Could a 36-year-old with a profile adopt the British propensity for understatement? Could she ditch Hollywood’s hyperbole in favour of the Palace’s low-key, repetitive ‘no comment’? It seems not.
She doesn’t go quite so far in her conversation with the Herald Sun, but Ms Cohen does say that she stayed in her role three times as long as she had planned – because officials struggled to find a replacement for her. And that, intriguingly, when a new private secretary was eventually found, that person quit during Harry and Meghan’s tour of Africa in 2019. The Sun Herald quotes Ms Cohen as saying: ‘I was only supposed to stay for six months but stayed for 18 – we couldn’t find a replacement for me and when we did, we took them on tour to Africa with Harry and Meghan to show them the ropes but they left as well while in Africa.’

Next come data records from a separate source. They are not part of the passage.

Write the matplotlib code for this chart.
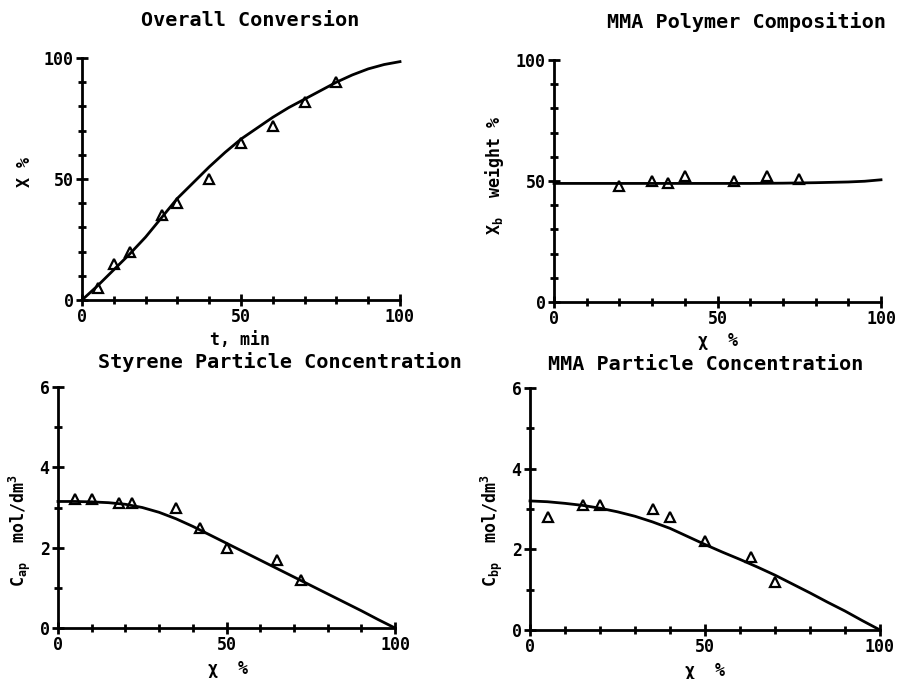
import numpy as np
import matplotlib
matplotlib.use("Agg")
import matplotlib.pyplot as plt
from matplotlib.ticker import MultipleLocator

plt.rcParams["font.family"] = "DejaVu Sans Mono"
plt.rcParams["font.weight"] = "bold"
plt.rcParams["mathtext.default"] = "regular"

# overall conversion vs time
conv_t = [5, 10, 15, 25, 30, 40, 50, 60, 70, 80]
conv_x = [5, 15, 20, 35, 40, 50, 65, 72, 82, 90]
conv_model_t = [0, 5, 10, 15, 20, 25, 30, 35, 40, 45, 50, 55, 60, 65, 70,
                75, 80, 85, 90, 95, 100]
conv_model_x = [0, 6, 12.5, 19, 26, 34, 42, 48.5, 55, 61, 66.5, 71, 75.5,
                79.5, 83, 86.5, 90, 93, 95.5, 97.3, 98.5]

# MMA polymer composition vs conversion
comp_x = [20, 30, 35, 40, 55, 65, 75]
comp_y = [48, 50, 49, 52, 50, 52, 51]
comp_model_x = [0, 20, 40, 60, 70, 80, 90, 95, 100]
comp_model_y = [49, 49, 49, 49, 49.1, 49.3, 49.6, 49.9, 50.5]

# styrene particle concentration vs conversion
sty_x = [5, 10, 18, 22, 35, 42, 50, 65, 72]
sty_y = [3.2, 3.2, 3.1, 3.1, 3.0, 2.5, 2.0, 1.7, 1.2]
sty_model_x = [0, 5, 10, 15, 20, 25, 30, 35, 40, 45, 50, 55, 60, 65, 70,
               75, 80, 85, 90, 95, 100]
sty_model_y = [3.15, 3.15, 3.14, 3.12, 3.08, 3.0, 2.88, 2.72, 2.53, 2.32,
               2.11, 1.9, 1.69, 1.48, 1.27, 1.06, 0.85, 0.64, 0.43, 0.21, 0]

# MMA particle concentration vs conversion
mma_x = [5, 15, 20, 35, 40, 50, 63, 70]
mma_y = [2.8, 3.1, 3.1, 3.0, 2.8, 2.2, 1.8, 1.2]
mma_model_x = [0, 5, 10, 15, 20, 25, 30, 35, 40, 45, 50, 55, 60, 65, 70,
               75, 80, 85, 90, 95, 100]
mma_model_y = [3.2, 3.18, 3.14, 3.09, 3.02, 2.93, 2.82, 2.68, 2.52, 2.32,
               2.12, 1.93, 1.75, 1.56, 1.36, 1.14, 0.92, 0.69, 0.47, 0.23, 0]

W, H = 898, 679
fig = plt.figure(figsize=(W / 100, H / 100), dpi=100)


def box(l, r, t, b):
    return [l / W, 1 - b / H, (r - l) / W, (b - t) / H]


def style(ax, ymax, ymajor, yminor):
    ax.set_xlim(0, 100)
    ax.set_ylim(0, ymax)
    for s in ["top", "right"]:
        ax.spines[s].set_visible(False)
    for s in ["left", "bottom"]:
        ax.spines[s].set_linewidth(2)
    ax.xaxis.set_major_locator(MultipleLocator(50))
    ax.xaxis.set_minor_locator(MultipleLocator(10))
    ax.yaxis.set_major_locator(MultipleLocator(ymajor))
    ax.yaxis.set_minor_locator(MultipleLocator(yminor))
    ax.tick_params(which="major", direction="inout", length=8, width=2,
                   labelsize=12, pad=2)
    ax.tick_params(which="minor", direction="inout", length=6, width=2)
    ax.patch.set_alpha(0)


def draw(ax, mx, my, px, py):
    ax.plot(mx, my, color="black", lw=2, clip_on=False)
    ax.plot(px, py, linestyle="none", marker="^", ms=7.5, mfc="none",
            mec="black", mew=1.6, clip_on=False)


ax1 = fig.add_axes(box(82, 400, 58, 300))
style(ax1, 100, 50, 10)
draw(ax1, conv_model_t, conv_model_x, conv_t, conv_x)

ax2 = fig.add_axes(box(554, 881, 60, 302))
style(ax2, 100, 50, 10)
draw(ax2, comp_model_x, comp_model_y, comp_x, comp_y)

ax3 = fig.add_axes(box(58, 395, 387, 628))
style(ax3, 6, 2, 1)
draw(ax3, sty_model_x, sty_model_y, sty_x, sty_y)

ax4 = fig.add_axes(box(530, 880, 388, 630))
style(ax4, 6, 2, 1)
draw(ax4, mma_model_x, mma_model_y, mma_x, mma_y)


def label(x, y, s, size=13, rot=0):
    fig.text(x / W, 1 - y / H, s, ha="center", va="center", fontsize=size,
             rotation=rot, fontweight="bold")


label(250, 20, "Overall Conversion", 14.5)
label(746, 22, "MMA Polymer Composition", 14.5)
label(280, 362, "Styrene Particle Concentration", 14.5)
label(706, 364, "MMA Particle Concentration", 14.5)

label(240, 340, "t, min", 12)
label(25, 172, "X %", 12, 90)
label(718, 341, "χ  %", 12)
label(495, 175, "X$_b$  weight %", 12, 90)
label(228, 669, "χ  %", 12)
label(20, 530, "C$_{ap}$  mol/dm$^3$", 12, 90)
label(705, 671, "χ  %", 12)
label(492, 530, "C$_{bp}$  mol/dm$^3$", 12, 90)

fig.savefig("out.png", dpi=100)
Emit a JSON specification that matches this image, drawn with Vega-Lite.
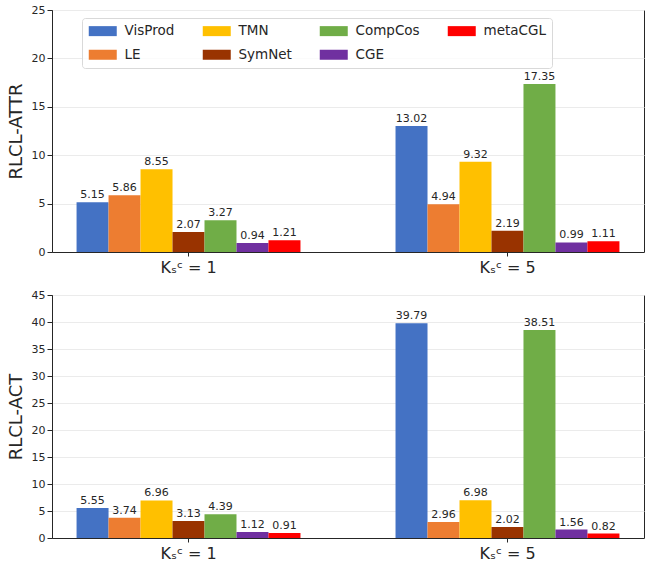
{
  "$schema": "https://vega.github.io/schema/vega-lite/v6.json",
  "padding": {"left": 6, "top": 3, "right": 0, "bottom": 0},
  "spacing": 12,
  "data": {
    "values": [
      {"metric": "RLCL-ATTR", "k": "Kₛᶜ = 1", "method": "VisProd", "value": 5.15},
      {"metric": "RLCL-ATTR", "k": "Kₛᶜ = 1", "method": "LE", "value": 5.86},
      {"metric": "RLCL-ATTR", "k": "Kₛᶜ = 1", "method": "TMN", "value": 8.55},
      {"metric": "RLCL-ATTR", "k": "Kₛᶜ = 1", "method": "SymNet", "value": 2.07},
      {"metric": "RLCL-ATTR", "k": "Kₛᶜ = 1", "method": "CompCos", "value": 3.27},
      {"metric": "RLCL-ATTR", "k": "Kₛᶜ = 1", "method": "CGE", "value": 0.94},
      {"metric": "RLCL-ATTR", "k": "Kₛᶜ = 1", "method": "metaCGL", "value": 1.21},
      {"metric": "RLCL-ATTR", "k": "Kₛᶜ = 5", "method": "VisProd", "value": 13.02},
      {"metric": "RLCL-ATTR", "k": "Kₛᶜ = 5", "method": "LE", "value": 4.94},
      {"metric": "RLCL-ATTR", "k": "Kₛᶜ = 5", "method": "TMN", "value": 9.32},
      {"metric": "RLCL-ATTR", "k": "Kₛᶜ = 5", "method": "SymNet", "value": 2.19},
      {"metric": "RLCL-ATTR", "k": "Kₛᶜ = 5", "method": "CompCos", "value": 17.35},
      {"metric": "RLCL-ATTR", "k": "Kₛᶜ = 5", "method": "CGE", "value": 0.99},
      {"metric": "RLCL-ATTR", "k": "Kₛᶜ = 5", "method": "metaCGL", "value": 1.11},
      {"metric": "RLCL-ACT", "k": "Kₛᶜ = 1", "method": "VisProd", "value": 5.55},
      {"metric": "RLCL-ACT", "k": "Kₛᶜ = 1", "method": "LE", "value": 3.74},
      {"metric": "RLCL-ACT", "k": "Kₛᶜ = 1", "method": "TMN", "value": 6.96},
      {"metric": "RLCL-ACT", "k": "Kₛᶜ = 1", "method": "SymNet", "value": 3.13},
      {"metric": "RLCL-ACT", "k": "Kₛᶜ = 1", "method": "CompCos", "value": 4.39},
      {"metric": "RLCL-ACT", "k": "Kₛᶜ = 1", "method": "CGE", "value": 1.12},
      {"metric": "RLCL-ACT", "k": "Kₛᶜ = 1", "method": "metaCGL", "value": 0.91},
      {"metric": "RLCL-ACT", "k": "Kₛᶜ = 5", "method": "VisProd", "value": 39.79},
      {"metric": "RLCL-ACT", "k": "Kₛᶜ = 5", "method": "LE", "value": 2.96},
      {"metric": "RLCL-ACT", "k": "Kₛᶜ = 5", "method": "TMN", "value": 6.98},
      {"metric": "RLCL-ACT", "k": "Kₛᶜ = 5", "method": "SymNet", "value": 2.02},
      {"metric": "RLCL-ACT", "k": "Kₛᶜ = 5", "method": "CompCos", "value": 38.51},
      {"metric": "RLCL-ACT", "k": "Kₛᶜ = 5", "method": "CGE", "value": 1.56},
      {"metric": "RLCL-ACT", "k": "Kₛᶜ = 5", "method": "metaCGL", "value": 0.82}
    ]
  },
  "config": {
    "font": "DejaVu Sans",
    "view": {"stroke": "#262626", "strokeWidth": 1},
    "axis": {
      "domainColor": "#262626",
      "tickColor": "#262626",
      "labelColor": "#262626",
      "titleColor": "#262626",
      "titleFontWeight": "normal",
      "gridColor": "#ebebeb"
    },
    "legend": {"labelColor": "#262626"}
  },
  "resolve": {"legend": {"color": "independent"}},
  "vconcat": [
    {
      "width": 592,
      "height": 242,
      "transform": [{"filter": "datum.metric === 'RLCL-ATTR'"}],
      "encoding": {
        "x": {
          "field": "k",
          "type": "nominal",
          "scale": {"paddingInner": 0.298, "paddingOuter": 0.077},
          "axis": {"title": null, "labelAngle": 0, "labelFontSize": 16, "tickSize": 4, "labelPadding": 3, "grid": false}
        },
        "xOffset": {
          "field": "method",
          "type": "nominal",
          "sort": ["VisProd", "LE", "TMN", "SymNet", "CompCos", "CGE", "metaCGL"],
          "scale": {"paddingInner": 0, "paddingOuter": 0}
        },
        "y": {
          "field": "value",
          "type": "quantitative",
          "scale": {"domain": [0, 25], "nice": false},
          "axis": {"title": "RLCL-ATTR", "values": [0, 5, 10, 15, 20, 25], "titleFontSize": 18, "labelFontSize": 11, "tickSize": 5, "labelPadding": 2, "titlePadding": 6}
        }
      },
      "layer": [
        {
          "mark": {"type": "bar"},
          "encoding": {
            "color": {
              "field": "method",
              "type": "nominal",
              "scale": {
                "domain": ["VisProd", "TMN", "CompCos", "metaCGL", "LE", "SymNet", "CGE"],
                "range": ["#4472c4", "#ffc000", "#70ad47", "#ff0000", "#ed7d31", "#993300", "#7030a0"]
              },
              "legend": {
                "title": null,
                "orient": "none",
                "legendX": 30,
                "legendY": 8,
                "direction": "horizontal",
                "columns": 4,
                "symbolType": "M-2.333,-0.833h4.667v1.667h-4.667z",
                "symbolSize": 144,
                "symbolOffset": 8,
                "symbolStrokeWidth": 0,
                "labelFontSize": 13.5,
                "labelOffset": 15,
                "columnPadding": 27,
                "rowPadding": 9,
                "padding": 6,
                "strokeColor": "#d9d9d9",
                "cornerRadius": 3,
                "fillColor": "rgba(255,255,255,0.8)"
              }
            }
          }
        },
        {
          "mark": {"type": "text", "baseline": "bottom", "dy": -2, "fontSize": 11, "color": "#262626"},
          "encoding": {"text": {"field": "value", "type": "quantitative", "format": ".2f"}}
        }
      ]
    },
    {
      "width": 592,
      "height": 243,
      "transform": [{"filter": "datum.metric === 'RLCL-ACT'"}],
      "encoding": {
        "x": {
          "field": "k",
          "type": "nominal",
          "scale": {"paddingInner": 0.298, "paddingOuter": 0.077},
          "axis": {"title": null, "labelAngle": 0, "labelFontSize": 16, "tickSize": 4, "labelPadding": 3, "grid": false}
        },
        "xOffset": {
          "field": "method",
          "type": "nominal",
          "sort": ["VisProd", "LE", "TMN", "SymNet", "CompCos", "CGE", "metaCGL"],
          "scale": {"paddingInner": 0, "paddingOuter": 0}
        },
        "y": {
          "field": "value",
          "type": "quantitative",
          "scale": {"domain": [0, 45], "nice": false},
          "axis": {"title": "RLCL-ACT", "values": [0, 5, 10, 15, 20, 25, 30, 35, 40, 45], "titleFontSize": 18, "labelFontSize": 11, "tickSize": 5, "labelPadding": 2, "titlePadding": 6}
        }
      },
      "layer": [
        {
          "mark": {"type": "bar"},
          "encoding": {
            "color": {
              "field": "method",
              "type": "nominal",
              "scale": {
                "domain": ["VisProd", "TMN", "CompCos", "metaCGL", "LE", "SymNet", "CGE"],
                "range": ["#4472c4", "#ffc000", "#70ad47", "#ff0000", "#ed7d31", "#993300", "#7030a0"]
              },
              "legend": null
            }
          }
        },
        {
          "mark": {"type": "text", "baseline": "bottom", "dy": -2, "fontSize": 11, "color": "#262626"},
          "encoding": {"text": {"field": "value", "type": "quantitative", "format": ".2f"}}
        }
      ]
    }
  ]
}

Ms Cohen also appeared to confirm that she was one of a number of courtiers who had been interviewed following a bullying complaint raised by Harry and Meghan’s communications secretary, Jason Knauf, in 2018 – and first revealed by The Times in 2020.
As I record in my book, Revenge, William told Harry that Meghan’s behaviour was unacceptable and that Ms Cohen and others had become suspicious that Meghan had never intended to give up her career and become a loyal member of the family. Did Meghan want to return to America, William wondered? As their conversation became heated, William mentioned staff complaints about being bullied by Meghan. Harry was outraged – but the accusations, whether justified or not, were a matter of fact. So was a certain level of staff turnover.
“So was a certain level of staff turnover.” So if we’re using “staff turnover” as evidence of the bad behavior of royals, surely that rationale should be extended to Prince William and Kate? Their senior staff come and go rapidly, and part of the reason why Kensington Palace has been such a clownshow this year is because Kate didn’t have a private secretary for more than eighteen months, and William’s private secretary left because he didn’t want to answer to as-yet-undiscovered Kensington Palace CEO. All of the major KP staffers from 2018-2019 left in the coming years after the Sussexes exited the country. The king basically assigned a Tory handler and an ex-military guy to staff Huevo and Buttons mid-crisis this year because William is too stupid and inept to keep senior staff. The past four years have been evidence enough that Kensington Palace’s staffers are incompetent fools, and that was before Simon Case tried to run “the Meghan Special” on government staffers in Downing Street. You reap what you sow, and William and Kate have been reaping for years.